Deputy mayor Chris Larocque, left, and Mayor Denny Rodgers attach two pieces of fencing on Saturday morning at the Children's First Centre construction site. - Katherine Hudson/NNSL photo

A group of 10 volunteers bundled up and made their way to the site behind the Igloo Church early Saturday morning to put up about 75 pieces of fencing to secure the construction site for work, scheduled to start this week.

The majority of the fencing was up in less than two hours, with the metal wiring and steel poles travelling 150 metres by 100 metres around the site. Northern Transportation Company Limited donated 15 orange sea cans to store the insulation on site as well.

"We started laying out the fence to where we were going to put it up, then paired up and started it," said Chris Larocque, Inuvik's deputy mayor.

Helping hands

Parents were on the scene to lend a hand as well.

Ben Burns has two sons, ages eight and three. The three-year-old uses the Inuvik Child Development Centre full time, while the eight-year-old attends in the mornings before school, at lunch and after school. Since the centre is located at the back of Sir Alexander Mackenzie School – which will be shut down as of this summer in preparation of the September opening of the super school – Burns's two sons, along with more than 50 per cent of preschoolers, currently have no place to go until the Children's First Centre is built.
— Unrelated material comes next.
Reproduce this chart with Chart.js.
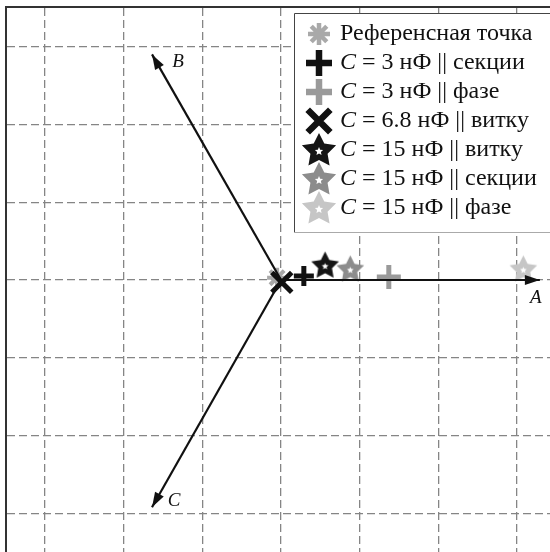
<!DOCTYPE html>
<html>
<head>
<meta charset="utf-8">
<script src="https://cdn.jsdelivr.net/npm/chart.js@4.4.1/dist/chart.umd.min.js"></script>
<style>
  html, body { margin: 0; padding: 0; background: #fff; overflow: hidden; }
</style>
</head>
<body>
<canvas id="phasor" width="550" height="552"></canvas>
<script>
// Measured operating points (grid units)
const seriesNames = [
  'Референсная точка',
  'C = 3 нФ || секции',
  'C = 3 нФ || фазе',
  'C = 6.8 нФ || витку',
  'C = 15 нФ || витку',
  'C = 15 нФ || секции',
  'C = 15 нФ || фазе'
]
const pointX = [-0.05, 0.29, 1.37, 0.01, 0.56, 0.88, 3.08]
const pointY = [0.03, 0.05, 0.04, -0.03, 0.19, 0.14, 0.14]

// Phase vectors A, B, C
const phaseNames = ['A', 'B', 'C']
const phaseTipX = [3.29, -1.64, -1.64]
const phaseTipY = [0, 2.90, -2.92]

// Grid lines
const gridTicks = [-3, -2, -1, 0, 1, 2, 3]

// Filled five-point star with a small white star inside
function starPath(g, cx, cy, R, r) {
  g.beginPath()
  for (let i = 0; i < 10; i++) {
    const rad = i % 2 === 0 ? R : r
    const a = -Math.PI / 2 + i * Math.PI / 5
    const px = cx + rad * Math.cos(a)
    const py = cy + rad * Math.sin(a)
    if (i === 0) g.moveTo(px, py)
    else g.lineTo(px, py)
  }
  g.closePath()
}

function starCanvas(R, fill) {
  const c = document.createElement('canvas')
  const s = Math.ceil(R * 2 + 2)
  c.width = s
  c.height = s
  const g = c.getContext('2d')
  starPath(g, s / 2, s / 2 + R * 0.05, R, R * 0.5)
  g.fillStyle = fill
  g.fill()
  starPath(g, s / 2, s / 2 + R * 0.08, R * 0.24, R * 0.11)
  g.fillStyle = '#fff'
  g.fill()
  return c
}

// Marker look for each series: plot size and legend size
const markers = [
  { style: 'star', color: '#a9a9a9', r: 10, w: 4, lr: 11, lw: 4.5 },
  { style: 'cross', color: '#111', r: 10, w: 5, lr: 13, lw: 6.5 },
  { style: 'cross', color: '#9a9a9a', r: 12, w: 5, lr: 13, lw: 6.5 },
  { style: 'crossRot', color: '#111', r: 14, w: 5, lr: 16, lw: 6.5 },
  { style: starCanvas(14.5, '#151515'), legend: starCanvas(18, '#151515'), r: 14 },
  { style: starCanvas(14.5, '#8c8c8c'), legend: starCanvas(18, '#8c8c8c'), r: 14 },
  { style: starCanvas(14.5, '#c6c6c6'), legend: starCanvas(18, '#c6c6c6'), r: 14 }
]

const pointDatasets = seriesNames.map((name, i) => ({
  type: 'scatter',
  label: name,
  data: [{ x: pointX[i], y: pointY[i] }],
  pointStyle: markers[i].style,
  pointRadius: markers[i].r,
  pointHoverRadius: markers[i].r,
  pointBorderWidth: markers[i].w || 0,
  pointBorderColor: markers[i].color || '#000',
  pointBackgroundColor: markers[i].color || '#000',
  order: i === 0 ? 3 : 2
}))

const vectorDatasets = phaseNames.map((name, i) => ({
  type: 'line',
  label: name,
  data: [{ x: 0, y: 0 }, { x: phaseTipX[i], y: phaseTipY[i] }],
  borderColor: '#111',
  borderWidth: 2.2,
  pointRadius: 0,
  fill: false,
  order: 1
}))

// Arrow heads and phase letters
const arrowPlugin = {
  id: 'arrows',
  afterDatasetsDraw(chart) {
    const { ctx, scales: { x, y } } = chart
    const labelOffsets = [[-4, 18], [26, 8], [22, -6]]
    ctx.save()
    phaseNames.forEach((name, i) => {
      const x0 = x.getPixelForValue(0)
      const y0 = y.getPixelForValue(0)
      const x1 = x.getPixelForValue(phaseTipX[i])
      const y1 = y.getPixelForValue(phaseTipY[i])
      const a = Math.atan2(y1 - y0, x1 - x0)
      const len = 15
      const half = 5
      ctx.beginPath()
      ctx.moveTo(x1, y1)
      ctx.lineTo(x1 - len * Math.cos(a) + half * Math.sin(a), y1 - len * Math.sin(a) - half * Math.cos(a))
      ctx.lineTo(x1 - len * Math.cos(a) - half * Math.sin(a), y1 - len * Math.sin(a) + half * Math.cos(a))
      ctx.closePath()
      ctx.fillStyle = '#111'
      ctx.fill()

      ctx.font = 'italic 19px "Liberation Serif"'
      ctx.textAlign = 'center'
      ctx.textBaseline = 'middle'
      ctx.fillText(name, x1 + labelOffsets[i][0], y1 + labelOffsets[i][1])
    })
    ctx.restore()
  }
}

// Legend box in the upper right corner
const legendPlugin = {
  id: 'phasorLegend',
  afterDraw(chart) {
    const ctx = chart.ctx
    const boxX = 294
    const boxY = 13
    const boxH = 219
    ctx.save()
    ctx.fillStyle = '#fff'
    ctx.fillRect(boxX, boxY, 300, boxH)
    ctx.strokeStyle = '#444'
    ctx.lineWidth = 1
    ctx.beginPath()
    ctx.moveTo(boxX + 0.5, boxY + boxH)
    ctx.lineTo(boxX + 0.5, boxY + 0.5)
    ctx.lineTo(560, boxY + 0.5)
    ctx.stroke()
    ctx.strokeStyle = '#aaa'
    ctx.beginPath()
    ctx.moveTo(boxX, boxY + boxH + 0.5)
    ctx.lineTo(560, boxY + boxH + 0.5)
    ctx.stroke()

    seriesNames.forEach((name, i) => {
      const cy = 34 + i * 29
      const m = markers[i]
      if (m.legend) {
        Chart.helpers.drawPoint(ctx, { pointStyle: m.legend, radius: 18, rotation: 0 }, 319, cy)
      } else {
        ctx.strokeStyle = m.color
        ctx.fillStyle = m.color
        ctx.lineWidth = m.lw
        Chart.helpers.drawPoint(ctx, { pointStyle: m.style, radius: m.lr, rotation: 0, borderWidth: m.lw }, 319, cy)
      }

      ctx.fillStyle = '#111'
      ctx.textBaseline = 'middle'
      ctx.textAlign = 'left'
      let tx = 340
      let rest = name
      if (name.startsWith('C ')) {
        ctx.font = 'italic 24px "Liberation Serif"'
        ctx.fillText('C', tx, cy)
        tx += ctx.measureText('C').width
        rest = name.slice(1)
      }
      ctx.font = '24px "Liberation Serif"'
      ctx.fillText(rest, tx, cy)
    })
    ctx.restore()
  }
}

const dashedGrid = {
  color: '#858585',
  lineWidth: 1.3,
  drawTicks: false
}

new Chart(document.getElementById('phasor'), {
  type: 'scatter',
  data: { datasets: [...vectorDatasets, ...pointDatasets] },
  options: {
    responsive: false,
    devicePixelRatio: 1,
    animation: false,
    layout: { autoPadding: false, padding: { left: 6, top: 7, right: 0, bottom: 0 } },
    plugins: { legend: { display: false }, tooltip: { enabled: false } },
    scales: {
      x: {
        type: 'linear',
        position: 'top',
        min: -3.496,
        max: 3.419,
        afterBuildTicks: (scale) => { scale.ticks = gridTicks.map(v => ({ value: v })) },
        ticks: { display: false },
        grid: dashedGrid,
        border: { display: true, color: '#333', width: 2, dash: [8, 4] }
      },
      y: {
        type: 'linear',
        position: 'left',
        min: -3.496,
        max: 3.509,
        afterBuildTicks: (scale) => { scale.ticks = gridTicks.map(v => ({ value: v })) },
        ticks: { display: false },
        grid: dashedGrid,
        border: { display: true, color: '#333', width: 2, dash: [8, 4] }
      }
    }
  },
  plugins: [arrowPlugin, legendPlugin]
})
</script>
</body>
</html>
"I know that they need every arm they can get to put the fence up and to get things rolling to cut costs and it's all volunteering. Wherever they can save money is excellent," said Burns.

He pays $1,300 a month for one full-time child and one part-time child to attend the centre and said any way the Children's First Centre can cut costs through the help of volunteers will help the cost of daycare in the long run.

"Wherever you can cut costs will go across the board where your expenses are decreased and the cost of having kids in the daycare is decreased. It's important to help out wherever you can," he said.

"We definitely need the centre. We've been here for 12 years and I know there's a need for child care here."

Peter Clarkson, who holds a seat on the centre's construction committee, was on site Saturday. He said more material was scheduled to come to town on Sunday. Everyone seems to be giving the centre a helping hand, as E. Gruben's Transport Ltd. was coming back to town with empty trucks and offered to bring up sheeting for a "good deal," according to Clarkson. He said the Children First Society saved upwards of $50,000.

On Monday, piling locations will be surveyed and the 125 pilings were scheduled to start going in the ground this week.

"We had to get the fence up to make it secure and then by April 8 or 9, we should have the tender out for the construction," said Clarkson. "By the end of April, we hope to know who's going to build it and what the cost of the project will be. It's coming along now."

The final construction drawings are expected to be finished this week as well, and construction of the facility will begin in the first half of June. This work is leading up to a tentative January 2013 opening date.

"We need to get up some material before that but we'll have all the pilings in and all the steel on the pilings, then they'll be ready to go," said Clarkson.

The budget for the project is set at $4.5 million. Clarkson said the society still has a million dollars left to fundraise, but seeing the first physical signs of centre will bring about a new wave of excitement to the community.

At a previous council meeting, Clarkson described the building as a "very simple one-storey building" with a sloped roof and straightforward mechanical and electrical design to ensure the ongoing operating costs are as low as possible. He said it is designed to be energy efficient.

The project will provide a permanent home for early childhood education in Inuvik. The Inuvik Child Development Centre, Aboriginal Headstart, Totspot Daycare and Inuvik Preschool will all be housed in the new facility.